**EXERCISE AIM**
Skip the pictures. Set down, word for word, the lines from the start of the material up to and including the line with "import pandas as pd".

Collected data entries

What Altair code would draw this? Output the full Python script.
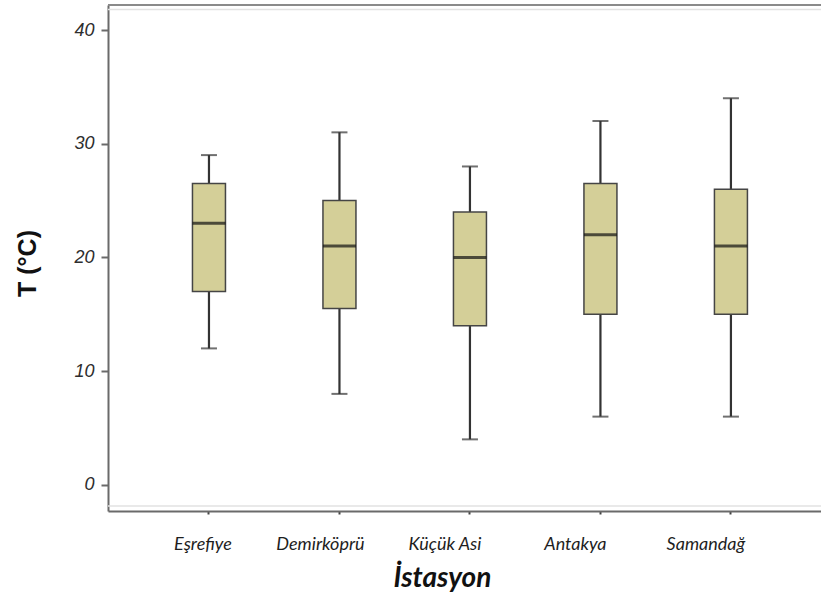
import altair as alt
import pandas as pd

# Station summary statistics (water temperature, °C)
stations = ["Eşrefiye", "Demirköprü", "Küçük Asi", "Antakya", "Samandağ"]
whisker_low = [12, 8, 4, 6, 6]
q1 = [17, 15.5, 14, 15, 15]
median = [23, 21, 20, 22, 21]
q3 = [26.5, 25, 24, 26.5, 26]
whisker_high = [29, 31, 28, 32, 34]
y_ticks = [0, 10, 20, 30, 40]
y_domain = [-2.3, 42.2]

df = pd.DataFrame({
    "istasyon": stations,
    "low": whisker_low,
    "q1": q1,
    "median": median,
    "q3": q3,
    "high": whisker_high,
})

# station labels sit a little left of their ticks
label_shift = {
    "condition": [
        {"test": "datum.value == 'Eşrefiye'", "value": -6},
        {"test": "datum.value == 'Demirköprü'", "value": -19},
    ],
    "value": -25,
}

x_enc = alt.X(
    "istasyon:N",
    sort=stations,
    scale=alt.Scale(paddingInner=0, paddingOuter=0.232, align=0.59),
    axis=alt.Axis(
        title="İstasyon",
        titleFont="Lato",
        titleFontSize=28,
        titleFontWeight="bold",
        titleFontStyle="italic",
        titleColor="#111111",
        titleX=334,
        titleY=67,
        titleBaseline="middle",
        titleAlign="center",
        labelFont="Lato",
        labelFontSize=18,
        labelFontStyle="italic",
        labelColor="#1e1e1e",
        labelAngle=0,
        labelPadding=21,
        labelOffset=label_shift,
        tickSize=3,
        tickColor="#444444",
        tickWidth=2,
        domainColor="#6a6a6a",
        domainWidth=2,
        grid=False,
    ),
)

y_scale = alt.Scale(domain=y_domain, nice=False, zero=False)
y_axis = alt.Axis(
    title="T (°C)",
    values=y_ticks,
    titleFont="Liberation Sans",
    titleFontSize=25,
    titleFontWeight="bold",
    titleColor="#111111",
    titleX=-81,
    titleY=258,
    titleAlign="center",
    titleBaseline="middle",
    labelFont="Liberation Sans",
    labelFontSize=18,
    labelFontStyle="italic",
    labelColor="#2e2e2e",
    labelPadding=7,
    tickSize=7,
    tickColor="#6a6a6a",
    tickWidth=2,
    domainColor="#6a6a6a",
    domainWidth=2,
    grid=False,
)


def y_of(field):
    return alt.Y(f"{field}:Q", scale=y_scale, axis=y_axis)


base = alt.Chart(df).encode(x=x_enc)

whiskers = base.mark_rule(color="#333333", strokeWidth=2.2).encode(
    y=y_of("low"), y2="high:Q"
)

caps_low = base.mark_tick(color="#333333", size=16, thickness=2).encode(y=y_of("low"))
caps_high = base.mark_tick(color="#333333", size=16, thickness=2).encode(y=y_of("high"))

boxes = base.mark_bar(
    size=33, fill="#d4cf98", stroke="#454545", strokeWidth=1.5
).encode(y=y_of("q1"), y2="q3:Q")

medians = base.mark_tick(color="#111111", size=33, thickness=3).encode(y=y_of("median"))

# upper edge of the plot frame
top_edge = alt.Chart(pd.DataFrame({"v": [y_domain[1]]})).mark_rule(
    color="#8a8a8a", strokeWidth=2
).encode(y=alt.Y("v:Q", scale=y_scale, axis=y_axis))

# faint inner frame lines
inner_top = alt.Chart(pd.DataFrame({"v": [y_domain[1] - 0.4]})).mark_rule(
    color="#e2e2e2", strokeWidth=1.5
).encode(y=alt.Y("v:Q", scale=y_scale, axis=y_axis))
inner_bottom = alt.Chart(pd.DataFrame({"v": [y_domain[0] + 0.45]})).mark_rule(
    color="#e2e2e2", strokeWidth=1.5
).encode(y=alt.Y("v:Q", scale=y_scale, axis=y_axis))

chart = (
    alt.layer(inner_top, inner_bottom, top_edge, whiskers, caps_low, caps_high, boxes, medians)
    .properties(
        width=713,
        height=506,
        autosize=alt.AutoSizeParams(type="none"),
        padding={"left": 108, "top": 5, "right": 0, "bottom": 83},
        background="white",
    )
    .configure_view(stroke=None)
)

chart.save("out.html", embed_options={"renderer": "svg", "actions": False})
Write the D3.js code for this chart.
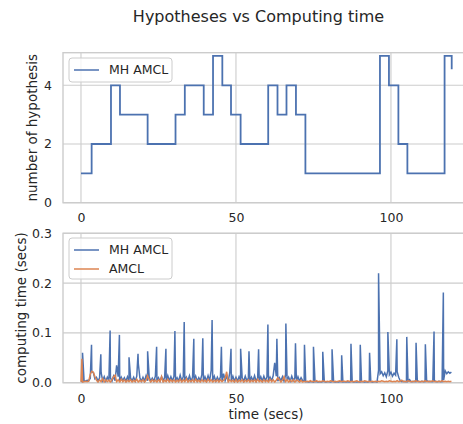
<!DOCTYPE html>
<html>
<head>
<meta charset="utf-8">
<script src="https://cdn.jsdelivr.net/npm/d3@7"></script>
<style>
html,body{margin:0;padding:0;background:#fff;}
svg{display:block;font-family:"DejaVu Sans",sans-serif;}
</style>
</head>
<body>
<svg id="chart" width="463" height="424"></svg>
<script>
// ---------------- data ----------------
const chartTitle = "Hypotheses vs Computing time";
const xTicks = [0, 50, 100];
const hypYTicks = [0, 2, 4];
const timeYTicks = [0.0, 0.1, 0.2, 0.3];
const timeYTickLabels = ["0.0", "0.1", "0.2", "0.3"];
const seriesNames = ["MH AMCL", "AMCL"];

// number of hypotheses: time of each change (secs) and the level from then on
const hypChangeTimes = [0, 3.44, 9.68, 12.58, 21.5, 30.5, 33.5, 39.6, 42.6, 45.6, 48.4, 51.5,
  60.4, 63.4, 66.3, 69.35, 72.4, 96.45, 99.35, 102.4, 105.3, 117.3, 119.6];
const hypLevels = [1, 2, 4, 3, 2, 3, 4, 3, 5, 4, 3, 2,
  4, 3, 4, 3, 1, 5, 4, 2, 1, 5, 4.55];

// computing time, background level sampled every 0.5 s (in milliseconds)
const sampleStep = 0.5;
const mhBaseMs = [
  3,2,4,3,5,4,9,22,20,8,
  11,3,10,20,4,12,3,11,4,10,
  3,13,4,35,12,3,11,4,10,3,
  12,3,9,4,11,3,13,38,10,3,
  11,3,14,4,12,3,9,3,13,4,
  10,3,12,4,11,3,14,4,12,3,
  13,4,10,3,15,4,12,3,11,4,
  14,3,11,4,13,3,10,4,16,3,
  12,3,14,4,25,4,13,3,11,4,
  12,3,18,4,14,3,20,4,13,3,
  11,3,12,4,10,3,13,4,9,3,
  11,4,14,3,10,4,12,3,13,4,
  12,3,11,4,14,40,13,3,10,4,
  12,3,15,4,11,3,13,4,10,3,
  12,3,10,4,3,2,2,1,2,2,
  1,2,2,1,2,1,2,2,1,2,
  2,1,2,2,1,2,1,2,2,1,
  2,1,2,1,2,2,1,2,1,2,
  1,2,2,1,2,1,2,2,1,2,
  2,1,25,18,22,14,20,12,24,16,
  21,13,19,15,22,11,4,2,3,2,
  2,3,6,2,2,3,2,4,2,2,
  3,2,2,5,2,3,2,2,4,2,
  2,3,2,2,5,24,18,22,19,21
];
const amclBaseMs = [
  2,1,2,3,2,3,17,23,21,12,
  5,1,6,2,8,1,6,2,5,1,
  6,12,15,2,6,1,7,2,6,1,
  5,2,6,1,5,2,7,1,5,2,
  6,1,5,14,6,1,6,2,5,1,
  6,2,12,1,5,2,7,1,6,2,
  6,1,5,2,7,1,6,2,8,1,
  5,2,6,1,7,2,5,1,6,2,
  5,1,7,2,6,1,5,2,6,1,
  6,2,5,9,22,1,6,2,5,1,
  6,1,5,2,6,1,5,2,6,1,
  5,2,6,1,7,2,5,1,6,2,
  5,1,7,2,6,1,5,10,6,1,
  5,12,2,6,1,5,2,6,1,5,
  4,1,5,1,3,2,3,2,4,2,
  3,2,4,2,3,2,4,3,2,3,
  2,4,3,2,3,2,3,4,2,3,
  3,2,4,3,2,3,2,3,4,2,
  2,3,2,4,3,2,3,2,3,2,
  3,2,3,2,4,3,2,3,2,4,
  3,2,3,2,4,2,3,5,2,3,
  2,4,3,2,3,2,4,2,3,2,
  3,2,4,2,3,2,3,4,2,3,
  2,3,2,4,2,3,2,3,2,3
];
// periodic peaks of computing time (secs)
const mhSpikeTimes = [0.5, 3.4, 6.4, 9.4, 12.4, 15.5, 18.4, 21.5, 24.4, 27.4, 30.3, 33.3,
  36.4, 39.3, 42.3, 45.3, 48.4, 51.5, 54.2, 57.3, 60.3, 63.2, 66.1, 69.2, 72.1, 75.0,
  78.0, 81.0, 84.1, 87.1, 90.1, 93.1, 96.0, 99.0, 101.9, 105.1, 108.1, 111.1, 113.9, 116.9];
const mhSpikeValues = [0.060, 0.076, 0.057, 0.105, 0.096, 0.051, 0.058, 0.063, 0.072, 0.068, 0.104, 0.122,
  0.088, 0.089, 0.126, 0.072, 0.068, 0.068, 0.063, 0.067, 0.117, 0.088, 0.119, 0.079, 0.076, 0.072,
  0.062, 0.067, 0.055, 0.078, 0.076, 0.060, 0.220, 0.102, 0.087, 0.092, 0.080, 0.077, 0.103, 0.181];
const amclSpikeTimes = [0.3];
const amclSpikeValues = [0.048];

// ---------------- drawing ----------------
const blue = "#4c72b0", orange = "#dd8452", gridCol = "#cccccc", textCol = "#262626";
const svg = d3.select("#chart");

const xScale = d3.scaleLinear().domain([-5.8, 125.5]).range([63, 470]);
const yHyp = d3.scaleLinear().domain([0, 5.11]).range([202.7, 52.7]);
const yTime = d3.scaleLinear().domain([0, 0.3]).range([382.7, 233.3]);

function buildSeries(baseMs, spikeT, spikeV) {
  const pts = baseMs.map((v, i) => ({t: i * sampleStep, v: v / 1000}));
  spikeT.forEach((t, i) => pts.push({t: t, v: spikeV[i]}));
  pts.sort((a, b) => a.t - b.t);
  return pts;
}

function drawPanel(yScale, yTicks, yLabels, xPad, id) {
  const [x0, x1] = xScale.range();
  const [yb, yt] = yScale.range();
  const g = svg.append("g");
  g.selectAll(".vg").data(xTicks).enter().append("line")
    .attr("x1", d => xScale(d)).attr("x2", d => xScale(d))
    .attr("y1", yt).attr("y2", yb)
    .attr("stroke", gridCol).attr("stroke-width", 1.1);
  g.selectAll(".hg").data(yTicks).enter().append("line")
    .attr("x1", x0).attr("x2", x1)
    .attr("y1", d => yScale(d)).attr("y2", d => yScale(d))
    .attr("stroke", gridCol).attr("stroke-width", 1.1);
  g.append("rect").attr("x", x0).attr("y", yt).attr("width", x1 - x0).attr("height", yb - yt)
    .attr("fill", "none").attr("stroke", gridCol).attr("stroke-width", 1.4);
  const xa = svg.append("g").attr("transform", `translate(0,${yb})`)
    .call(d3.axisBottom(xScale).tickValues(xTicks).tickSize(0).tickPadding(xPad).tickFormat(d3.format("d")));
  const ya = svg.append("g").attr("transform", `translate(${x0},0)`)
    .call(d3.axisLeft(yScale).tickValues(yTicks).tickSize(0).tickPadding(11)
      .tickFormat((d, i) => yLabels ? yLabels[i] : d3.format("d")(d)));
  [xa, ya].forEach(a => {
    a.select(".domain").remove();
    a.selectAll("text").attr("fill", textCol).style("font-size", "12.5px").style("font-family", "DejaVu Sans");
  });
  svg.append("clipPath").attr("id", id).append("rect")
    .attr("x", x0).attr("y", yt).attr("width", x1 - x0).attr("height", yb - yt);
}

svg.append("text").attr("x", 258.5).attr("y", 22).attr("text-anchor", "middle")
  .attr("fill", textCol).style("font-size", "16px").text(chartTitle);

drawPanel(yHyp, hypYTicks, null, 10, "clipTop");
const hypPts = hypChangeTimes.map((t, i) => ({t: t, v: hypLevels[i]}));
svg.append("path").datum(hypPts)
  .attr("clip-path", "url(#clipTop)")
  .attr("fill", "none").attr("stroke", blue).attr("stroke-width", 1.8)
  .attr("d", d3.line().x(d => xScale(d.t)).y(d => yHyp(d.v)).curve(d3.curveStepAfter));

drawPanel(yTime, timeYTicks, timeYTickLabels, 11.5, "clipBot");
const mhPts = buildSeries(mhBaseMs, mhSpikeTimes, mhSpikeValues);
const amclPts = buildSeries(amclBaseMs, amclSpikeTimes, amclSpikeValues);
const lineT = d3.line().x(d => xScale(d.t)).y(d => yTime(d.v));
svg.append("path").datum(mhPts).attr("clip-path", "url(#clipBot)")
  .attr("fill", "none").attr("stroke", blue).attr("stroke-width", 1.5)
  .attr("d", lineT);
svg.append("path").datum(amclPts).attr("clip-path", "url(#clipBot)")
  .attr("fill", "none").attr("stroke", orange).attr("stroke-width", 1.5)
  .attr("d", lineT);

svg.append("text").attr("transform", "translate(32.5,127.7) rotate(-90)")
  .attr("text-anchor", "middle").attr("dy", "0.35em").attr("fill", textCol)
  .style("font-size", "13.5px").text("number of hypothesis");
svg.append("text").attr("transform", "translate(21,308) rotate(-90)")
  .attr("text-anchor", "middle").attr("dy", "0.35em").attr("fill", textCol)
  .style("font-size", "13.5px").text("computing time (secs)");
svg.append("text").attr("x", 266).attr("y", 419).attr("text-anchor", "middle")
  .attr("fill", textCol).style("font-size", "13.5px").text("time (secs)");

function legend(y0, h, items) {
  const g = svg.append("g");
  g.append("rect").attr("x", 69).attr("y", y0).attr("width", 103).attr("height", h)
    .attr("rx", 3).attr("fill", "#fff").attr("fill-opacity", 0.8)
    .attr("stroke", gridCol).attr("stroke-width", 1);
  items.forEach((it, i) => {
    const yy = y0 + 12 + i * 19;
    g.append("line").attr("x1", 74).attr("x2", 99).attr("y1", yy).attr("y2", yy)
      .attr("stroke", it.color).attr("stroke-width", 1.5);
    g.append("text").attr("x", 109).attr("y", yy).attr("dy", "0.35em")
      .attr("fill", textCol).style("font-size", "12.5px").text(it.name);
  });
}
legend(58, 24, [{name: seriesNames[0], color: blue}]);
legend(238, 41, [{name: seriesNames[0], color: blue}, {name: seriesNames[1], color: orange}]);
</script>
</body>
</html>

**RESPONSE FOR THIS EXERCISE**
What Altair code would draw this? Output the full Python script.
import altair as alt
import pandas as pd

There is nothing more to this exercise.